→ Required task
Show each line that has the string "this" in it.

→ Records from a data source
(begin)
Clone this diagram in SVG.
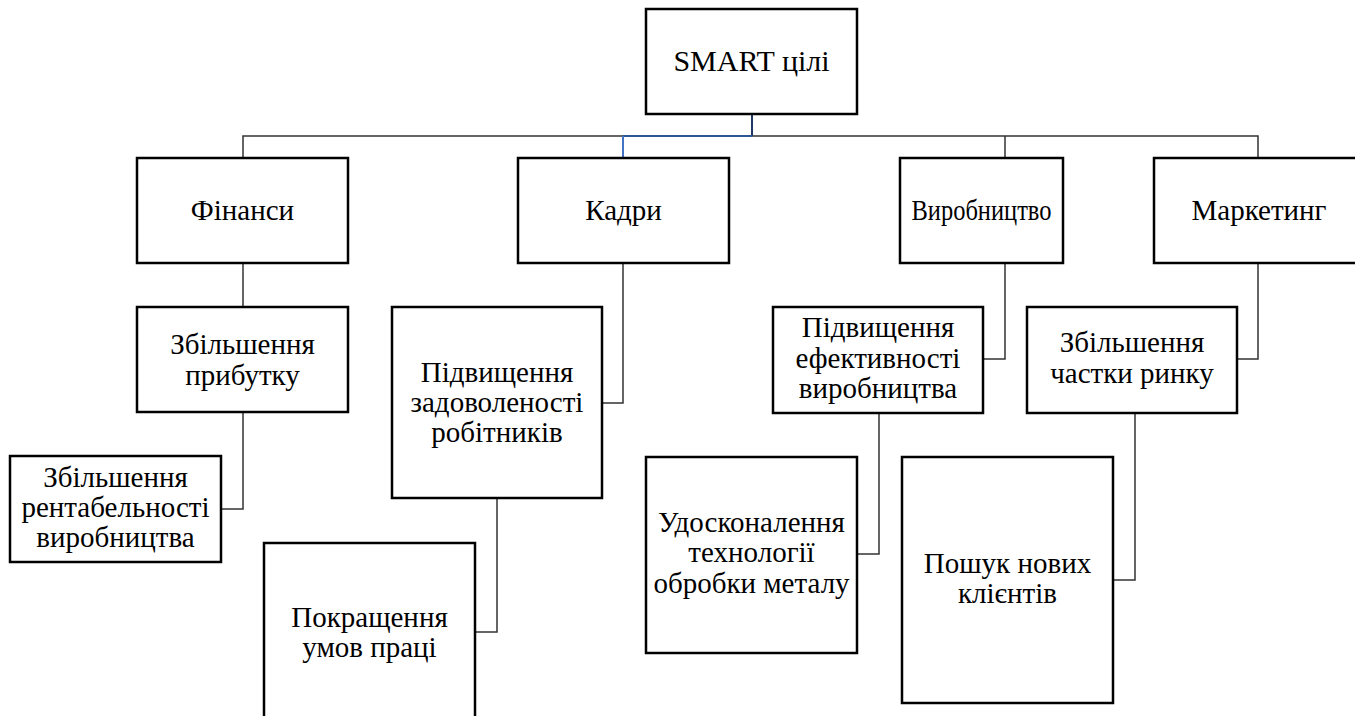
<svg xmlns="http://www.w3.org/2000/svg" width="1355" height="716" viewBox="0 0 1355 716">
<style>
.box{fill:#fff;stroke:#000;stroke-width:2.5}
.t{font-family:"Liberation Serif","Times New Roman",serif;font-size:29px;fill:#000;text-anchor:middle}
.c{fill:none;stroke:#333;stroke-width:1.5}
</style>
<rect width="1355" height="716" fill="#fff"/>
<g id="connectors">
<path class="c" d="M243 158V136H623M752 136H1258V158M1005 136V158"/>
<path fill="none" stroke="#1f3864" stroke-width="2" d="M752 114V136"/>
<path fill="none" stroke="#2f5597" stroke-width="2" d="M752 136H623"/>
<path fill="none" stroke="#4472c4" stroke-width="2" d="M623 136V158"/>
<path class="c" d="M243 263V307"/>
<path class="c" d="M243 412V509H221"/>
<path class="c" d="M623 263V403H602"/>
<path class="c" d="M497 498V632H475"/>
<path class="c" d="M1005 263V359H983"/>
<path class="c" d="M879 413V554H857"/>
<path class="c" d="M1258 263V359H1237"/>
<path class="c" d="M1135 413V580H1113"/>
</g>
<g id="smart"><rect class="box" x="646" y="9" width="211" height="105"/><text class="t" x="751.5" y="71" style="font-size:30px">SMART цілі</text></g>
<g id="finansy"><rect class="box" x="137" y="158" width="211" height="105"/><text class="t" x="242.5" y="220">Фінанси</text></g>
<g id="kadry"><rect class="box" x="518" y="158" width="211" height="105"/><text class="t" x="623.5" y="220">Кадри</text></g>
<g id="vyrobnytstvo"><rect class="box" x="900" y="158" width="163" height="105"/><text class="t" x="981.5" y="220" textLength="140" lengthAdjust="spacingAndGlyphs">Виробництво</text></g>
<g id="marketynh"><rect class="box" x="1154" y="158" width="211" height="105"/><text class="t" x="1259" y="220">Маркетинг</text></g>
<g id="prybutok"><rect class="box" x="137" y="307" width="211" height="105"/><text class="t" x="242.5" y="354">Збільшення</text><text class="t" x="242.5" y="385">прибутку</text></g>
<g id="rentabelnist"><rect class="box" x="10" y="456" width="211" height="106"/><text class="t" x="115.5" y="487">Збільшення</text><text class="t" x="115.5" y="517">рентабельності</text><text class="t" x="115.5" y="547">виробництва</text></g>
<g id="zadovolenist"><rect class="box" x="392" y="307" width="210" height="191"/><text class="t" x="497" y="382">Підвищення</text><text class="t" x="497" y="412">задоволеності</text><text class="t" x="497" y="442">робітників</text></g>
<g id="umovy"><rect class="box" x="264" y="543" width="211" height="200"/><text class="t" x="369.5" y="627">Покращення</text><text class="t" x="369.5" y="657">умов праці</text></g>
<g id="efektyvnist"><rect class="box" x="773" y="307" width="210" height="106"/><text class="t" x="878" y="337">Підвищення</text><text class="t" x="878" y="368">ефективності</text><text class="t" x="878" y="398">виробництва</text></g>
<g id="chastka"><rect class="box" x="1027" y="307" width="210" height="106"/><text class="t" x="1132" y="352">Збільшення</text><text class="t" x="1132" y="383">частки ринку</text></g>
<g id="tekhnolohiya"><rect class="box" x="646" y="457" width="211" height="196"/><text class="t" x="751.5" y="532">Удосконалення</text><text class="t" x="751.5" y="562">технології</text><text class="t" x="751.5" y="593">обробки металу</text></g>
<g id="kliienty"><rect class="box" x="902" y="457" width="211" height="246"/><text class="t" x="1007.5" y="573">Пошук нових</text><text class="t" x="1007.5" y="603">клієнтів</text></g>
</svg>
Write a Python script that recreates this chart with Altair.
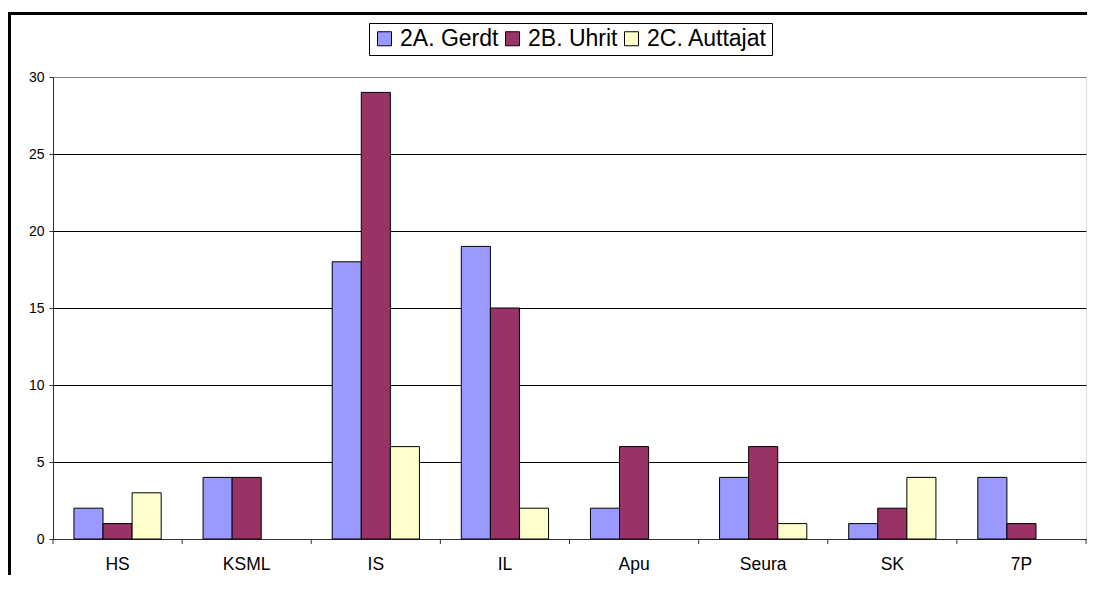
(end)
→ Response
Clone this diagram in SVG.
Write a Python script that recreates this chart with Altair.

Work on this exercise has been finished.